In 1986 country singer Ronnie Milsap scored a number one hit with the song “Lost in the Fifties Tonight.” That kind of describes the way things were In 1980 when I began my ministry in the church I would serve for the next 37 years. When we arrived, the church was very traditional. With an emphasis on very and traditional.

I want to hasten to say that I loved the church and the people. Through the decades of my time there we went through a number of changes, but early on it was definitely a challenge.

As an example, in the early 1980’s, small groups were hardly a new idea. Many churches had introduced them into their regular weekly program, usually replacing the traditional Wednesday night prayer meeting.

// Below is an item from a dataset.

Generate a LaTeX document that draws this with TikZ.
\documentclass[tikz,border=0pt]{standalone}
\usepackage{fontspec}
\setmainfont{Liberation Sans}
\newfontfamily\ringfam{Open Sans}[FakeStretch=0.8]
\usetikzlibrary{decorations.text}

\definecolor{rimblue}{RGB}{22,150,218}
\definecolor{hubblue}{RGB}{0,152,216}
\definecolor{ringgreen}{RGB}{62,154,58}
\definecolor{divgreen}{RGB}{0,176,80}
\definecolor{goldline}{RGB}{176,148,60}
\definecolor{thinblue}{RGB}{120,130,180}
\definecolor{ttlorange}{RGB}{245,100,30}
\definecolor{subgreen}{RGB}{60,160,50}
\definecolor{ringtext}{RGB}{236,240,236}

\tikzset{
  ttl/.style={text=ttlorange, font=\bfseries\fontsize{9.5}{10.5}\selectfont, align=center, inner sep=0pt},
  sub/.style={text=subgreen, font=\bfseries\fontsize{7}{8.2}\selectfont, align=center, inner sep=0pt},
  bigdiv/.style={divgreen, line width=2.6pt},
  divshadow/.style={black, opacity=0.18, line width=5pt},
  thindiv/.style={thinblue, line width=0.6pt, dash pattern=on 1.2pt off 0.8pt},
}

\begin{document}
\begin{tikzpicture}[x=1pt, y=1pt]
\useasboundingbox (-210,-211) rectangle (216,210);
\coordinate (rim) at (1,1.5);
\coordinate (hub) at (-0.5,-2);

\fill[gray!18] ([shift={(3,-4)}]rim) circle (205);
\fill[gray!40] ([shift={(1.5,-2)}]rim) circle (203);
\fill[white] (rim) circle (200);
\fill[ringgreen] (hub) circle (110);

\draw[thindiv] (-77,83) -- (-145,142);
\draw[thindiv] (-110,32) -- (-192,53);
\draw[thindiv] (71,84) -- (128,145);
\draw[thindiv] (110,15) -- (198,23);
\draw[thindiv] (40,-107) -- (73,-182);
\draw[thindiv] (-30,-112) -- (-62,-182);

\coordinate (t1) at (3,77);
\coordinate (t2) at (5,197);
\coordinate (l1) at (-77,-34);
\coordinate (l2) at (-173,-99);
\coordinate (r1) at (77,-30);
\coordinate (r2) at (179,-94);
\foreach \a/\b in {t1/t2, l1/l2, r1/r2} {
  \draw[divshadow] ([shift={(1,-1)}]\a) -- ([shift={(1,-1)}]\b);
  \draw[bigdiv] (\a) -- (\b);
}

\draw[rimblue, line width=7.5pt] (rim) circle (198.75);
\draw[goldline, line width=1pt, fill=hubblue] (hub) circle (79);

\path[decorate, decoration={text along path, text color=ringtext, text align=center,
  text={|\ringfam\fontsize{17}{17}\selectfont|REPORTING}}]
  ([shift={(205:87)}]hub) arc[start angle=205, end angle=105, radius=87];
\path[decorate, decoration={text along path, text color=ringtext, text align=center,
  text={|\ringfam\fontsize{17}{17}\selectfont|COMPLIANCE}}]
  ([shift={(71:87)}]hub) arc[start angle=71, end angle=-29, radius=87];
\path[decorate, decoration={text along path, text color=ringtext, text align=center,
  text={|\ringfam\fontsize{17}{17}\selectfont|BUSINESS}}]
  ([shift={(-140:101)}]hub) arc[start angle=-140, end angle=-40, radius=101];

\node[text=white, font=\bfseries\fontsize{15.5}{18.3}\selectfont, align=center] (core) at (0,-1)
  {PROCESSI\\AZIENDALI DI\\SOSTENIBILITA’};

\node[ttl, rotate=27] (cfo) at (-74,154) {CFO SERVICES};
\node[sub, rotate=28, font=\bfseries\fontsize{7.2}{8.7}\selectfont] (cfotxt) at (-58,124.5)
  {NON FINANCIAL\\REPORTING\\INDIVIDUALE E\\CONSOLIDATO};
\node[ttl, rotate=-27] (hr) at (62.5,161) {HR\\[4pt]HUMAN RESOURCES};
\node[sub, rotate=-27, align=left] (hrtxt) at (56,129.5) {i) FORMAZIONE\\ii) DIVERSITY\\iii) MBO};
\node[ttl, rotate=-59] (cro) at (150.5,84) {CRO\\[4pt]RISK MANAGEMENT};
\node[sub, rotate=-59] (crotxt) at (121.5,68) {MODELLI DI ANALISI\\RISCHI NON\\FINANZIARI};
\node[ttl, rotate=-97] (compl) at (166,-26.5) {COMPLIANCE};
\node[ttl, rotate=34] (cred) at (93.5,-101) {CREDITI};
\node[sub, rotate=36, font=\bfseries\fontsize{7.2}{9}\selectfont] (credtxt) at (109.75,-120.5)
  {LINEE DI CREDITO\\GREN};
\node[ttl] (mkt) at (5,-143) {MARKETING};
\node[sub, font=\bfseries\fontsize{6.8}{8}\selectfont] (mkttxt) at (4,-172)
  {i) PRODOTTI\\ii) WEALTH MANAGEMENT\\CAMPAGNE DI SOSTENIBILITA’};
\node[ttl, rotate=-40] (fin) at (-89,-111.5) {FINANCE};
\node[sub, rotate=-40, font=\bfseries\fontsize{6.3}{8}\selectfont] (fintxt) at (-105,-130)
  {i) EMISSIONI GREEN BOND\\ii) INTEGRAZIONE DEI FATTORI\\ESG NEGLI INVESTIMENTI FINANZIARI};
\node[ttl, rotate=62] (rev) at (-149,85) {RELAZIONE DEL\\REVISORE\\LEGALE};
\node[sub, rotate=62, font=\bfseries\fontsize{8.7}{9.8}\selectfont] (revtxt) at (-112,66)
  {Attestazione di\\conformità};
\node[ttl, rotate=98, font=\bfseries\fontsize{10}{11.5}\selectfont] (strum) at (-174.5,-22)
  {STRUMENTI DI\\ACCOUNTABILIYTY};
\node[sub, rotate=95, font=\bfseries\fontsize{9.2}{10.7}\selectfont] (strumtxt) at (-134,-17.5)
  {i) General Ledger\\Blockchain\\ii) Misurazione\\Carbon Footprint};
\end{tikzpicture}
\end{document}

But when we tried to start small groups in our church, we found that a significant number of people were unhappy that they were no longer meeting in the auditorium. We found that out by taking a survey asking people to identify what they wanted to see take place on Wednesday night.

To be honest, I had a hard time wrapping my head around the idea that the location of a church meeting trumped what happened in that meeting, but that’s the way it was. However, after a couple of years the demographics of the church changed, several dozen younger couples had become members, and we were able to start a small group ministry with a minimum of upset. In fact, the only complaint I heard was from one older man who was concerned that meeting in homes might create a moral dilemma. He posed this question to my brother-in-law, who was one of our group leaders: “What if you are sitting on the sofa and you inadvertently sit too close to – and maybe even touch – someone of the opposite sex who is not your wife?” True story. Hardly an argument against having small groups in homes, but I did appreciate his heart.

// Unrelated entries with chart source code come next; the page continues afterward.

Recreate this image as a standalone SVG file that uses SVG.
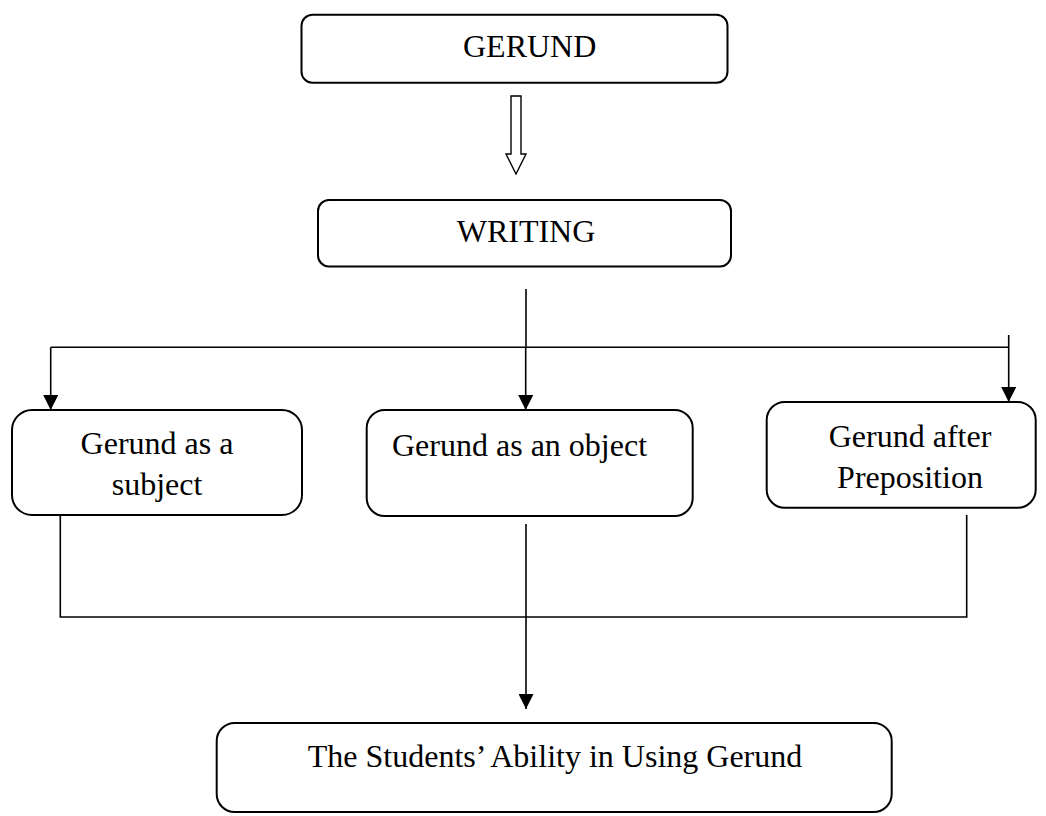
<svg xmlns="http://www.w3.org/2000/svg" width="1046" height="816" viewBox="0 0 1046 816">
<style>
.box{fill:#fff;stroke:#000;stroke-width:2}
.t{font-family:"Liberation Serif","Times New Roman",serif;font-size:32px;fill:#000}
.c{text-anchor:middle}
.ln{fill:none;stroke:#000;stroke-width:1.6}
</style>
<defs>
<marker id="ah" markerWidth="15" markerHeight="15" refX="15" refY="7.5" orient="auto" markerUnits="userSpaceOnUse">
<path d="M0,0 L15,7.5 L0,15 Z" fill="#000"/>
</marker>
</defs>
<rect width="1046" height="816" fill="#fff"/>
<g id="connectors">
<path d="M511,96 H521 V154 H526 L516,174 L506,154 H511 Z" fill="#fff" stroke="#000" stroke-width="1.4"/>
<line class="ln" x1="526" y1="289" x2="526" y2="347"/>
<line class="ln" x1="50.7" y1="347.3" x2="1009" y2="347.3"/>
<line class="ln" x1="50.7" y1="347.3" x2="50.7" y2="410" marker-end="url(#ah)"/>
<line class="ln" x1="525.7" y1="347.3" x2="525.7" y2="410" marker-end="url(#ah)"/>
<line class="ln" x1="1008.7" y1="335" x2="1008.7" y2="402" marker-end="url(#ah)"/>
<polyline class="ln" points="60.3,515 60.3,617 966.7,617 966.7,515"/>
<line class="ln" x1="526" y1="524" x2="526" y2="709" marker-end="url(#ah)"/>
</g>
<g id="gerund">
<rect class="box" x="301.5" y="14.7" width="426" height="68" rx="11"/>
<text class="t" x="463" y="56.7">GERUND</text>
</g>
<g id="writing">
<rect class="box" x="318" y="200" width="413" height="66.5" rx="11"/>
<text class="t c" x="526" y="242">WRITING</text>
</g>
<g id="subject">
<rect class="box" x="12" y="410" width="290" height="105" rx="20"/>
<text class="t c" x="157" y="454">Gerund as a</text>
<text class="t c" x="157" y="495">subject</text>
</g>
<g id="object">
<rect class="box" x="366.7" y="410" width="326" height="106" rx="18"/>
<text class="t" x="392" y="456">Gerund as an object</text>
</g>
<g id="preposition">
<rect class="box" x="766.7" y="402" width="269" height="105.7" rx="18"/>
<text class="t c" x="910" y="446.7">Gerund after</text>
<text class="t c" x="910" y="488.3">Preposition</text>
</g>
<g id="ability">
<rect class="box" x="216.7" y="723" width="675" height="89" rx="18"/>
<text class="t c" x="555" y="766.7">The Students’ Ability in Using Gerund</text>
</g>
</svg>
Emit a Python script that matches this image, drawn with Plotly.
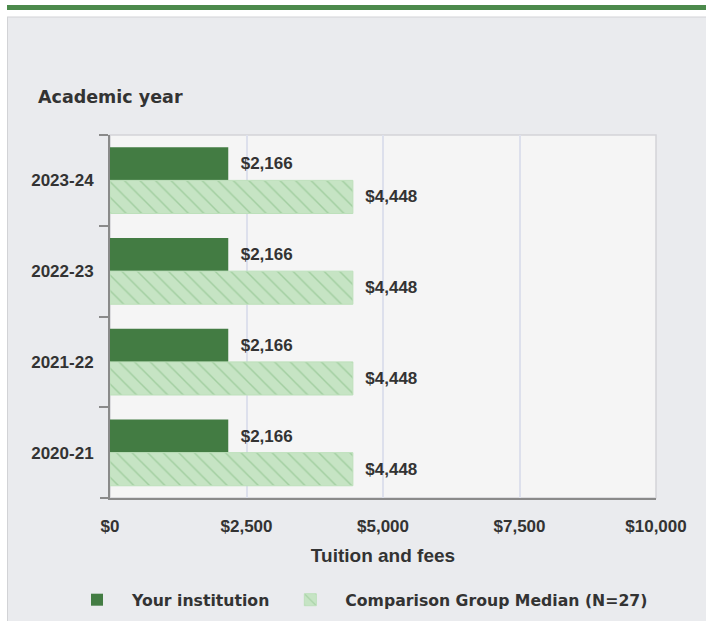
import plotly.graph_objects as go

# ---- data ----
years = ["2023-24", "2022-23", "2021-22", "2020-21"]
your_institution = [2166, 2166, 2166, 2166]
comparison_median = [4448, 4448, 4448, 4448]
x_ticks = [0, 2500, 5000, 7500, 10000]
x_tick_labels = ["$0", "$2,500", "$5,000", "$7,500", "$10,000"]
series_names = ["Your institution", "Comparison Group Median (N=27)"]

# ---- layout geometry (pixels) ----
W, H = 706, 621
L, R, T, B = 110, 50, 135, 123
PW = W - L - R
PH = H - T - B


def px_x(p):
    return (p - L) / PW


def px_y(p):
    return (H - B - p) / PH


DARK = "#437c43"
LIGHT = "#c6e4c4"
TXT = "#333333"
AXIS = "#8a8a8a"

fig = go.Figure()
fig.add_trace(go.Bar(
    y=years, x=your_institution, orientation="h", name=series_names[0],
    marker=dict(color=DARK, line=dict(width=0)),
    texttemplate="\u00a0\u00a0$%{x:,}", textposition="outside",
    textfont=dict(family="Liberation Sans", size=17, color=TXT, weight="bold"),
    cliponaxis=False, hoverinfo="skip",
))
fig.add_trace(go.Bar(
    y=years, x=comparison_median, orientation="h", name=series_names[1],
    marker=dict(color=LIGHT, line=dict(width=1, color="#bde0bb"),
                pattern=dict(shape="\\", fgcolor="#7db87b", size=11, solidity=0.13)),
    texttemplate="\u00a0\u00a0$%{x:,}", textposition="outside",
    textfont=dict(family="Liberation Sans", size=17, color=TXT, weight="bold"),
    cliponaxis=False, hoverinfo="skip",
))

shapes = [
    # white strip at top and left, green header bar (kept inside the figure)
    dict(type="rect", xref="paper", yref="paper", x0=px_x(0), x1=px_x(W),
         y0=px_y(17), y1=px_y(0), fillcolor="white", line=dict(width=0), layer="above"),
    dict(type="rect", xref="paper", yref="paper", x0=px_x(0), x1=px_x(7),
         y0=px_y(H), y1=px_y(0), fillcolor="white", line=dict(width=0), layer="above"),
    dict(type="rect", xref="paper", yref="paper", x0=px_x(7), x1=px_x(W),
         y0=px_y(10), y1=px_y(5), fillcolor="#4c8a4c", line=dict(width=0), layer="above"),
    # panel border lines
    dict(type="line", xref="paper", yref="paper", x0=px_x(7), x1=px_x(W),
         y0=px_y(17), y1=px_y(17), line=dict(color="#d2d3d6", width=1), layer="above"),
    dict(type="line", xref="paper", yref="paper", x0=px_x(7.5), x1=px_x(7.5),
         y0=px_y(17), y1=px_y(H), line=dict(color="#d2d3d6", width=1), layer="above"),
    # plot frame
    dict(type="rect", xref="paper", yref="paper", x0=0, x1=1, y0=0, y1=1,
         line=dict(color="#d4d4d8", width=1.5), layer="below"),
    # x axis line extension to left
    dict(type="line", xref="paper", yref="paper", x0=px_x(100), x1=0, y0=0, y1=0,
         line=dict(color=AXIS, width=2), layer="above"),
]

fig.update_layout(
    width=W, height=H,
    margin=dict(l=L, r=R, t=T, b=B, pad=0, autoexpand=False),
    paper_bgcolor="#eaebee",
    plot_bgcolor="#f5f5f5",
    barmode="group",
    bargap=0.27,
    bargroupgap=0,
    showlegend=True,
    legend=dict(
        orientation="h", x=px_x(62), xanchor="left", y=px_y(600), yanchor="middle",
        font=dict(family="DejaVu Sans", size=15.7, color=TXT, weight="bold"),
        bgcolor="rgba(0,0,0,0)", itemwidth=60, traceorder="normal",
    ),
    xaxis=dict(
        range=[0, 10000], tickvals=x_ticks, ticktext=x_tick_labels,
        showgrid=True, gridcolor="#dde0ec", gridwidth=2, zeroline=False,
        showline=True, linecolor=AXIS, linewidth=2, ticks="",
        ticklabelstandoff=12,
        tickfont=dict(family="Liberation Sans", size=17, color=TXT, weight="bold"),
        title=dict(text="Tuition and fees", standoff=13,
                   font=dict(family="Liberation Sans", size=19, color=TXT, weight="bold")),
        fixedrange=True,
    ),
    yaxis=dict(
        categoryorder="array", categoryarray=years, autorange="reversed",
        showline=True, linecolor=AXIS, linewidth=2,
        ticks="outside", ticklen=9, tickwidth=2, tickcolor=AXIS, tickson="boundaries",
        showgrid=False,
        tickfont=dict(family="Liberation Sans", size=17, color=TXT, weight="bold"),
        ticklabelstandoff=11,
        fixedrange=True,
    ),
    shapes=shapes,
    annotations=[dict(
        text="Academic year", xref="paper", yref="paper", x=px_x(36), y=px_y(97),
        xanchor="left", yanchor="middle", showarrow=False,
        font=dict(family="DejaVu Sans", size=17.5, color=TXT, weight="bold"),
    )],
)

fig.write_html(
    "out.html",
    config={"displayModeBar": False, "staticPlot": True},
    post_script=(
        "document.documentElement.style.margin='0px';"
        "document.body.style.margin='0px';"
        "document.querySelectorAll('.svg-container').forEach(function(c){c.style.display='block';});"
    ),
)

If you are a young man involved in an older church, it is likely that you will bump up against the anti-change crowd. How are you going to handle them? A few suggestions:

First, make sure that you have a good reason for the change you want to take place. Just because other churches are doing it (and with success) doesn’t mean it’s right for your church. Adults who are in their 60’s and older have seen an enormous amount of change in their churches, and many of them feel that they’ve lost aspects of church life that were meaningful to them. Before you introduce something new – especially when it involves replacing what the church has known for a long time – make sure the change is really going to benefit your congregation.

Second, do some research. You shouldn’t even attempt change without having the support of your leaders. If they’re hesitant, put it on the back burner and try again another time. You might also talk to other pastors who initiated the same changes or, more importantly, talk about the proposed changes with a couple of people in your congregation who are level-headed and able to keep things in confidence. Make sure you don’t just talk to one age group, and consider the counsel you receive from the people you talk to.

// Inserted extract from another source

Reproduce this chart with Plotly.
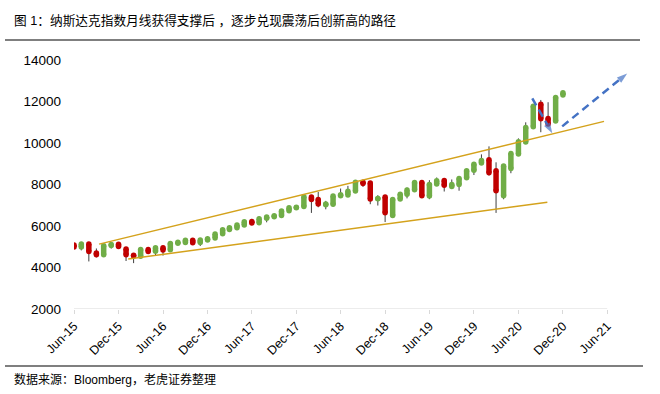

Third, take your time. You don’t have to change overnight. The changes you want to see take place might be able to happen incrementally rather than all at once. This is especially true when you are making changes that are more drastic. We were eventually able to remake our entire Wednesday night program, but it was something that we took four years to accomplish. If we had imposed all the changes at once, it would have been a fiasco.

Fourth, remember that you can’t please everyone. When I came to the aforementioned church, adult Sunday School classes were lacking. I was tasked with transitioning to elective classes instead of age-group or gender-based classes. And everyone was cooperative except for the senior women’s class. I actually had one dear old saint ask me, “Why do you hate us old ladies so much?” We ended up just letting them do their thing. Especially after I started getting death threats. Just kidding.

I’m aware of several situations in which well-meaning pastors tried to institute change without the appropriate support, without doing due diligence in terms of assessing how a particular change would affect their church, or by instituting changes too soon. In each case it led to upset, some of it significant enough that it led to an early end to their ministry in that church. You don’t need that.

If you are in your first year or two in a church, make building a relationship with your people your priority. People will follow you if they know you love them. But it takes time to build that kind of relationship. But if you have that relationship, they will more willingly trust you as you lead them to do things differently. Even if they haven’t done it that way before.


  1. These are great points for pastors of any age and experience. I violated several of these points in my 35 years of ministry, and I am sure I will violate some more. However, thank you for the reminder. Thank you, Peter.